This is a rather incomplete answer because it doesn't address the harder part for the first half of question. (I hope it doesn't discourage any expert to answer the question in a more complete and techincal way.)
I have assumed that when you talk about infinite binary sequence $x$, you are talking about an $\omega$ length sequence of bits. I will assume V=L in the first half (as I find it an easier setting to work with). This is a bit tentative, but I have the feeling that $\alpha_1=\eta$. I probably need to double check the working desribed below.
It doesn't seem to me (at first look) that we could have $\alpha_1>\eta$. Note that $\alpha_1 \geq \eta$ trivially as $[0]$-machines are just weaker versions of $[1]$-machine any way. Now if we suppose that $\alpha_1>\eta$. Then there exists a $[1]$-machine program (say $Q$) which will be able to eventually point to an ordinal $\beta \geq \eta$. The main thing is that can we somehow "approximate" (using the word very loosely here) the working of the given $[1]$-machine program $Q$ within an ordinary OTM to be able to eventually write the ordinal $\beta$. If we can then we have shown that $\alpha_1=\eta$.
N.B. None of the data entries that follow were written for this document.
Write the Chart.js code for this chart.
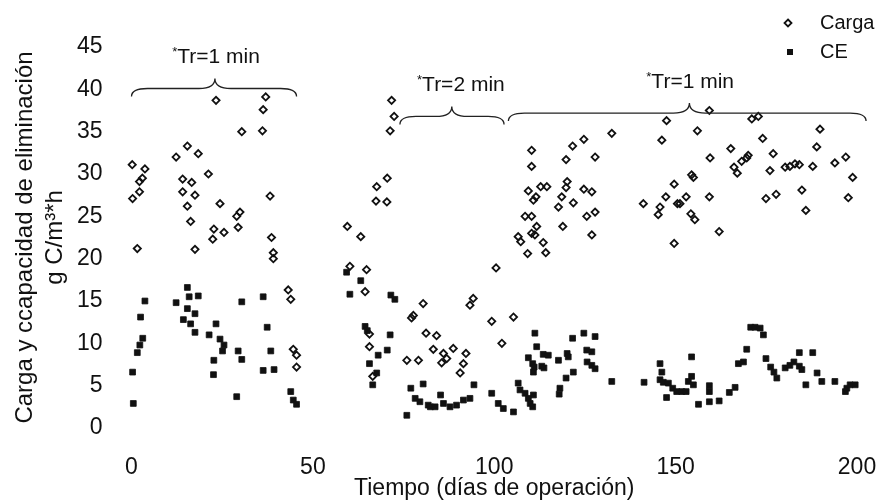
<!DOCTYPE html>
<html lang="es">
<head>
<meta charset="UTF-8">
<title>Carga y capacidad de eliminación</title>
<script src="https://cdn.jsdelivr.net/npm/chart.js"></script>
<style>
  body { margin: 0; background: #fff; }
  #grafico { display: block; }
</style>
</head>
<body>
<canvas id="grafico" width="882" height="502"></canvas>
<script>
// Carga (diamantes abiertos)
const cargaDias = [0.2, 0.3, 1.6, 2.2, 2.2, 3.0, 3.7, 12.3, 14.1, 14.1, 15.4, 15.4, 16.3, 16.6, 17.5, 17.5, 18.4,
  21.2, 22.4, 22.7, 23.3, 24.4, 25.5, 29.0, 29.4, 29.9, 30.4, 36.1, 36.3, 37.0, 38.2, 38.6, 39.1, 39.1,
  43.2, 43.9, 44.6, 45.5, 45.5, 59.5, 60.2, 63.2, 64.4, 64.8, 65.6, 65.6, 66.5, 67.4, 67.6, 70.4, 70.5,
  71.3, 71.7, 72.4, 75.9, 77.2, 77.7, 79.1, 80.4, 81.2, 83.2, 84.1, 85.5, 86.0, 86.9, 88.7, 90.6, 91.5,
  92.2, 93.3, 94.2, 99.3, 100.5, 102.1, 105.3, 106.6, 107.3, 108.5, 109.2, 109.4, 110.3, 110.3, 110.3,
  110.3, 110.8, 111.2, 111.5, 111.7, 112.8, 113.5, 114.2, 114.5, 117.7, 118.6, 118.9, 119.8, 119.8, 120.1,
  121.6, 121.8, 124.7, 124.7, 125.5, 126.9, 126.9, 127.8, 127.8, 132.4, 141.1, 145.2, 145.7, 146.2, 147.3,
  147.5, 149.6, 149.6, 150.5, 151.2, 152.9, 154.2, 154.4, 154.9, 155.3, 156.0, 159.3, 159.3, 159.5, 162.0,
  165.2, 166.1, 167.0, 168.2, 169.6, 170.0, 171.0, 172.8, 174.0, 174.9, 176.0, 176.9, 177.7, 180.2, 181.5,
  182.9, 184.1, 184.8, 185.9, 187.8, 188.9, 189.8, 193.9, 196.9, 197.6, 198.8];
const cargaValores = [31.1, 27.1, 21.2, 29.1, 27.9, 29.5, 30.6, 32.0, 29.4, 27.9, 33.3, 26.2, 24.4, 29.0, 27.5, 21.1, 32.4,
  30.0, 22.3, 23.5, 38.7, 26.5, 23.1, 25.0, 23.7, 25.5, 35.0, 35.1, 37.6, 39.1, 27.4, 22.5, 20.7, 20.0,
  16.3, 15.2, 9.3, 8.6, 7.2, 23.8, 19.1, 22.6, 16.1, 18.7, 11.1, 9.6, 6.1, 26.8, 28.5, 26.7, 29.5,
  35.1, 38.7, 36.8, 8.0, 13.0, 13.3, 8.0, 14.7, 11.2, 9.3, 10.9, 7.7, 8.8, 8.2, 9.4, 6.5, 7.6,
  8.8, 14.5, 15.3, 12.6, 18.9, 10.0, 13.1, 22.6, 22.0, 25.0, 20.6, 28.0, 32.8, 30.9, 25.0,
  23.0, 26.9, 22.8, 27.3, 23.8, 28.5, 21.9, 20.7, 28.5, 26.1, 27.3, 23.8, 31.7, 28.4, 29.1,
  33.3, 26.6, 34.1, 28.2, 25.0, 27.9, 22.8, 32.0, 25.5, 34.8, 26.5, 25.2, 26.1, 34.0, 27.3,
  36.3, 28.8, 21.8, 26.5, 26.5, 27.3, 25.3, 29.9, 29.6, 24.6, 35.1, 37.5, 27.3, 31.9, 23.2,
  33.0, 30.8, 30.1, 31.5, 31.9, 32.2, 36.5, 36.8, 34.2, 27.1, 30.4, 32.4, 27.6, 30.8, 30.9,
  31.2, 31.1, 28.1, 25.7, 30.9, 33.2, 35.3, 31.3, 32.0, 27.2, 29.6];

// CE (cuadrados llenos)
const ceDias = [0.3, 0.5, 1.6, 2.3, 2.5, 3.1, 3.7, 12.3, 14.3, 15.4, 15.4, 15.9, 16.3, 17.5, 17.5, 18.4,
  21.4, 22.6, 22.7, 23.3, 24.4, 25.1, 25.5, 29.0, 29.4, 30.4, 30.4, 36.3, 36.3, 37.4, 38.4, 39.3,
  43.9, 44.6, 45.5, 59.3, 60.2, 63.2, 64.4, 65.0, 65.6, 66.5, 67.6, 68.0, 70.5, 71.3, 71.5, 72.6,
  75.9, 77.0, 78.2, 79.5, 80.4, 81.8, 82.4, 83.7, 85.2, 86.0, 87.8, 89.6, 91.5, 93.3, 94.4,
  99.3, 101.1, 102.5, 105.3, 106.6, 107.1, 108.5, 109.4, 109.4, 109.9, 110.6, 110.6, 110.8, 110.8,
  111.0, 111.2, 111.7, 113.1, 113.5, 113.7, 114.9, 117.7, 117.9, 118.1, 119.8, 120.1, 120.4, 121.6,
  121.8, 124.7, 125.5, 125.6, 126.9, 126.9, 127.8, 127.8, 132.4, 141.3, 145.7, 145.7, 146.2, 146.6,
  147.5, 148.0, 149.2, 150.3, 151.7, 152.9, 153.5, 154.4, 154.4, 154.9, 156.3, 159.3, 159.3, 159.3,
  162.0, 164.8, 166.4, 167.3, 168.7, 169.6, 170.7, 171.9, 173.3, 174.2, 174.9, 176.2, 177.1, 177.9,
  180.2, 181.5, 182.6, 184.1, 184.1, 184.8, 185.9, 187.8, 189.0, 190.3, 193.9, 196.8, 197.2, 198.1, 199.5];
const ceValores = [6.6, 2.9, 8.9, 9.8, 13.1, 10.6, 15.0, 14.8, 12.8, 16.6, 14.1, 15.5, 12.3, 13.5, 11.3, 15.6,
  11.0, 6.3, 8.0, 12.3, 10.5, 9.1, 9.8, 3.7, 9.1, 14.9, 8.1, 15.5, 6.8, 11.9, 9.1, 6.9,
  4.3, 3.3, 2.8, 18.4, 15.8, 17.4, 12.0, 11.5, 7.6, 5.1, 6.5, 8.6, 9.2, 11.0, 15.7, 15.2,
  1.5, 4.7, 3.5, 3.1, 5.2, 2.7, 2.5, 2.5, 3.9, 2.9, 2.5, 2.7, 3.3, 3.5, 5.1,
  4.1, 2.9, 2.3, 1.9, 5.3, 4.5, 4.1, 8.3, 3.5, 2.9, 7.6, 2.5, 3.9, 6.6,
  7.2, 11.2, 9.6, 7.3, 8.7, 7.1, 8.6, 8.0, 4.0, 4.7, 5.9, 8.8, 8.4, 10.6,
  6.6, 11.2, 9.2, 7.8, 9.0, 7.4, 10.8, 7.0, 5.5, 5.4, 7.6, 5.7, 6.6, 5.4,
  3.6, 5.3, 4.7, 4.3, 4.3, 4.3, 5.5, 8.4, 6.1, 5.1, 2.8, 5.0, 4.3, 3.1,
  3.2, 4.2, 4.8, 7.6, 7.8, 9.3, 11.9, 11.9, 11.8, 11.0, 8.2, 7.2, 6.6, 5.9,
  7.1, 7.4, 7.8, 8.9, 7.3, 6.9, 5.1, 8.9, 6.5, 5.5, 5.5, 4.3, 4.7, 5.1, 5.1];

const ticksX = [0, 50, 100, 150, 200];
const ticksY = [0, 5, 10, 15, 20, 25, 30, 35, 40, 45];

// periodos de tiempo de residencia (llaves sobre los puntos)
const periodos = [
  { texto: 'Tr=1 min', desde: 0, hasta: 45.5, pico: 23, nivel: 40.1, textoDia: 23.3 },
  { texto: 'Tr=2 min', desde: 74.0, hasta: 102.7, pico: 88.3, nivel: 36.8, textoDia: 90.8 },
  { texto: 'Tr=1 min', desde: 103.9, hasta: 202.5, pico: 153.8, nivel: 37.2, textoDia: 154 }
];

const fuente = '"Liberation Sans", Arial, sans-serif';

function puntos(xs, ys) {
  return xs.map((d, i) => ({ x: d, y: ys[i] }));
}

const extras = {
  id: 'extras',
  afterDatasetsDraw(chart) {
    const { ctx, scales: { x, y } } = chart;
    ctx.save();
    // llaves
    ctx.strokeStyle = '#222';
    ctx.lineWidth = 1.3;
    periodos.forEach(p => {
      const x0 = x.getPixelForValue(p.desde);
      const x1 = x.getPixelForValue(p.hasta);
      const xm = x.getPixelForValue(p.pico);
      const yf = y.getPixelForValue(p.nivel);
      const ye = yf + 8, yp = yf - 10, r = 16;
      ctx.beginPath();
      ctx.moveTo(x0, ye);
      ctx.quadraticCurveTo(x0, yf, x0 + r, yf);
      ctx.lineTo(xm - r, yf);
      ctx.quadraticCurveTo(xm, yf, xm, yp);
      ctx.quadraticCurveTo(xm, yf, xm + r, yf);
      ctx.lineTo(x1 - r, yf);
      ctx.quadraticCurveTo(x1, yf, x1, ye);
      ctx.stroke();

      // etiqueta con asterisco pequeño
      ctx.fillStyle = '#111';
      ctx.textBaseline = 'middle';
      ctx.textAlign = 'left';
      ctx.font = '21px ' + fuente;
      const wt = ctx.measureText(p.texto).width;
      ctx.font = '13px ' + fuente;
      const wa = ctx.measureText('*').width;
      const cx = x.getPixelForValue(p.textoDia);
      const cy = yf - 31;
      const sx = cx - (wt + wa) / 2;
      ctx.fillText('*', sx, cy - 5);
      ctx.font = '21px ' + fuente;
      ctx.fillText(p.texto, sx + wa, cy);
    });

    // leyenda
    ctx.lineWidth = 1.8;
    ctx.strokeStyle = '#111';
    ctx.beginPath();
    ctx.moveTo(788, 19.5); ctx.lineTo(791.5, 23); ctx.lineTo(788, 26.5); ctx.lineTo(784.5, 23); ctx.closePath();
    ctx.stroke();
    ctx.fillStyle = '#111';
    ctx.fillRect(787, 49, 6, 6);
    ctx.font = '20px ' + fuente;
    ctx.textAlign = 'left';
    ctx.textBaseline = 'middle';
    ctx.fillText('Carga', 820, 23);
    ctx.fillText('CE', 820, 52);
    ctx.restore();
  }
};

new Chart(document.getElementById('grafico'), {
  type: 'scatter',
  data: {
    datasets: [{
      label: 'Carga',
      data: puntos(cargaDias, cargaValores),
      pointStyle: 'rectRot',
      pointRadius: 3.6,
      borderWidth: 1.8,
      borderColor: '#111',
      backgroundColor: 'rgba(0,0,0,0)',
      clip: false
    }, {
      label: 'CE',
      data: puntos(ceDias, ceValores),
      pointStyle: 'rect',
      pointRadius: 4.1,
      borderWidth: 0.8,
      borderColor: '#111',
      backgroundColor: '#111',
      clip: false
    }]
  },
  options: {
    responsive: false,
    animation: false,
    events: [],
    layout: { padding: { top: 47, right: 25, left: 0, bottom: 0 } },
    plugins: { legend: { display: false }, tooltip: { enabled: false } },
    scales: {
      x: {
        type: 'linear',
        min: 0,
        max: 200,
        grid: { display: false },
        border: { display: false },
        afterBuildTicks: s => { s.ticks = ticksX.map(v => ({ value: v })); },
        afterFit: s => { s.height = 74; s.paddingLeft = 0; s.paddingRight = 0; },
        ticks: { color: '#111', padding: 18, font: { family: fuente, size: 23 } },
        title: {
          display: true,
          text: 'Tiempo (días de operación)',
          color: '#111',
          padding: 0,
          font: { family: fuente, size: 23 }
        }
      },
      y: {
        type: 'linear',
        min: 0,
        max: 45,
        grid: { display: false },
        border: { display: false },
        afterBuildTicks: s => { s.ticks = ticksY.map(v => ({ value: v })); },
        afterFit: s => { s.width = 131.5; },
        ticks: { color: '#111', padding: 21, font: { family: fuente, size: 23 } },
        title: {
          display: true,
          text: ['Carga y ccapacidad de eliminación', 'g C/m³*h'],
          color: '#111',
          padding: { top: 10, bottom: 0 },
          font: { family: fuente, size: 24, lineHeight: 1.25 }
        }
      }
    }
  },
  plugins: [extras]
});
</script>
</body>
</html>
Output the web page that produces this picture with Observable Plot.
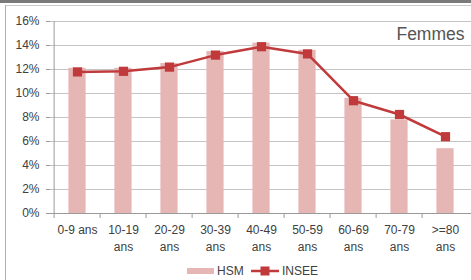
<!DOCTYPE html>
<html>
<head>
<meta charset="utf-8">
<script src="https://cdn.jsdelivr.net/npm/d3@7"></script>
<script src="https://cdn.jsdelivr.net/npm/@observablehq/plot@0.6"></script>
<style>
  html, body { margin: 0; padding: 0; background: #fff; }
  #wrap { position: relative; width: 471px; height: 280px; overflow: hidden; font-family: "Liberation Sans", Arial, sans-serif; }
  #topbar { position: absolute; left: 0; top: 0; width: 471px; height: 3px; background: #7a7a7a; }
  #topline { position: absolute; left: 5px; top: 5px; width: 466px; height: 1px; background: #c8c8c8; }
  #leftline { position: absolute; left: 5px; top: 5px; width: 1px; height: 275px; background: #b0b0b0; }
  #chart { position: absolute; left: 0; top: 0; }
  #legend { position: absolute; left: 0; top: 264px; width: 471px; height: 16px; font-size: 12px; color: #404040; }
  .item { position: absolute; top: 0; display: flex; align-items: center; gap: 3px; }
</style>
</head>
<body>
<div id="wrap">
  <div id="topbar"></div>
  <div id="topline"></div>
  <div id="leftline"></div>
  <div id="chart"></div>
  <div id="legend">
    <div class="item" style="left:187px"><svg width="27" height="14"><rect x="0" y="4" width="27" height="6" fill="#e6b6b5"></rect></svg><span>HSM</span></div>
    <div class="item" style="left:251px"><svg width="28" height="14"><line x1="0" y1="7" x2="28" y2="7" stroke="#c0393b" stroke-width="2.5"></line><rect x="9.5" y="2.5" width="9" height="9" fill="#c0393b"></rect></svg><span>INSEE</span></div>
  </div>
</div>
<script>
const categories = ["0-9 ans", "10-19\nans", "20-29\nans", "30-39\nans", "40-49\nans", "50-59\nans", "60-69\nans", "70-79\nans", ">=80\nans"];
const hsm = [12.1, 12.1, 12.5, 13.5, 14.2, 13.6, 9.6, 7.8, 5.4];
const insee = [11.8, 11.85, 12.2, 13.2, 13.9, 13.3, 9.4, 8.25, 6.4];
const yTicks = [0, 2, 4, 6, 8, 10, 12, 14, 16];
const label = "Femmes";

const data = categories.map((c, i) => ({cat: c, hsm: hsm[i], insee: insee[i]}));

const W = 471, H = 258, ML = 50, MR = 0, MT = 21, MB = 45;
const step = (W - ML - MR) / categories.length;
const barW = 18;

const chart = Plot.plot({
  width: W,
  height: H,
  marginLeft: ML,
  marginRight: MR,
  marginTop: MT,
  marginBottom: MB,
  style: {fontFamily: '"Liberation Sans", Arial, sans-serif', fontSize: "12px", color: "#404040", background: "transparent"},
  x: {type: "band", domain: categories, padding: 0},
  y: {domain: [0, 16]},
  marks: [
    Plot.gridY(yTicks, {stroke: "#c4c4c4", strokeOpacity: 1}),
    Plot.barY(data, {x: "cat", y: "hsm", fill: "#e6b6b5", insetLeft: (step - barW) / 2, insetRight: (step - barW) / 2}),
    Plot.ruleY([0], {stroke: "#9a9a9a"}),
    Plot.ruleX([0], {x: () => categories[0], dx: -step / 2, y1: 0, y2: 16, stroke: "#9a9a9a"}),
    Plot.ruleX(categories, {x: d => d, dx: -step / 2, y1: 0, y2: 0, insetBottom: -5, stroke: "#9a9a9a"}),
    Plot.axisY(yTicks, {tickFormat: d => d + "%", tickSize: 4, tickPadding: 7, stroke: "#9a9a9a", fill: "#404040", label: null, fontSize: 12}),
    Plot.axisX({tickSize: 0, tickPadding: 9, label: null, lineHeight: 1.4, fill: "#404040", fontSize: 12}),
    Plot.lineY(data, {x: "cat", y: "insee", stroke: "#c0393b", strokeWidth: 2.5}),
    Plot.dot(data, {x: "cat", y: "insee", symbol: "square", r: 5.2, fill: "#c0393b"}),
    Plot.text([label], {text: d => d, frameAnchor: "top-right", dx: -7, dy: 6, fontSize: 17.5, fill: "#555", textAnchor: "end"})
  ]
});
document.getElementById("chart").appendChild(chart);
</script>
</body>
</html>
So now, we first use an OTM ($[0]$-machine) program $P1$ to mark the ordinal $\omega_1$. We want to build an OTM program $P$ which eventually writes $\beta$ by "approximating" the working of $Q$. The point is to look at time time $\geq \omega_1$. At this time $P1$ is correctly marking $\omega_1$.
Each time within the approximation of working of $Q$ (the $[1]$-machine program eventually writing $\beta \geq \eta$), when $Q$ seeks to use its oracle power, we can determine the answer by checking whether for the given OTM and given real no. (over which oracle was used) there is a halting till some point below $\omega_1$ or not. This way we will have the correct answer for everytime when the oracle was used.
One note that should be mentioned here. It is true that when $P_1$ hasn't correctly marked $\omega_1$ (and is at a countable ordinal) then the answers to oracle questions (of $Q$) will be wrong in our program $P$. However, the answer to all these questions will definitely be guaranteed to "become" correct once $P_1$ has marked $\omega_1$.
Regarding your second question about $\alpha_2$, it seems that we should have $\alpha_2>\eta$. And I think that this should be true regardless of whether V=L or not.
To see this, first let $E \subset \mathbb{N}$ denote the set of all $[0]$-machine programs which (on empty input) eventually write some ordinal $x<\omega^L_1$. We have a natural number $n \not \in E$ iff the corresponding program doesn't stabilize with a code of some ordinal (in the designated $\omega$ length section of its tape). Note that since the ordinal $x$ is written via a sequence of $\omega$ bits, so it can't encode a well-order relation (on $\mathbb{N}$) with order-type $\geq \omega^L_1$.
Our goal is to build a program with index $e \in \mathbb{N}$ such that $F(e)=\eta+1$ (the function $F$ is defined in the question) hence showing $\alpha_2 > \eta$. It is easy to see if we divide into cases. Imagine each real number given as input (to $\phi_e$) as a set $A \subseteq \mathbb{N}$ where a natural number $n \in A$ iff the $n$-th bit of the input real number is 1. We divide into following three cases and look at them one by one: $(1)$ $A=E$ $(2)$ $A \subset E$ $(3)$ $A \not \subseteq E$.
For any time $t$, our program $\phi_e$ just looks at the designated $\omega$ length sections of all programs $\phi_i$ (with $i \in A$) at this particular time $t$. Now for possibility-$(1)$, our program $\phi_e$ stabilizes with the eventual stabilized output giving the code for ordinal $\eta+1$. For $(2)$, our program $\phi_e$ stabilizes with the eventual stabilized output giving the code for some ordinal $\leq \eta+1$.
For $(3)$, either our program stabilizes while eventually writing some value $\leq \eta+1$ or it doesn't stabilize at all. This is due to the following additional possibility: "There will be unboundedly large times (within $\mathrm{Ord}$) where there is some program $\phi_i$ (with $i \in A$) whose designated $\omega$ length section doesn't contain a code of any ordinal." This shouldn't affect us because we can pretend that the given tape is writing the ordinal $0$ currently (when it doesn't contain a code for any ordinal).
Note that if we denote the $r \in \mathbb{R}$ as the real number corresponding to set $A$, then in possibility-(1) we have $M_e(r)=\eta+1$. In possibility-(2) we have $M_e(r) \leq \eta+1$. And in possibility-(3) we have $M_e(r) \leq \eta+1$. This guarantees that $\sup \{M_e(x) | x \in \mathbb{R}\}$ will be countable.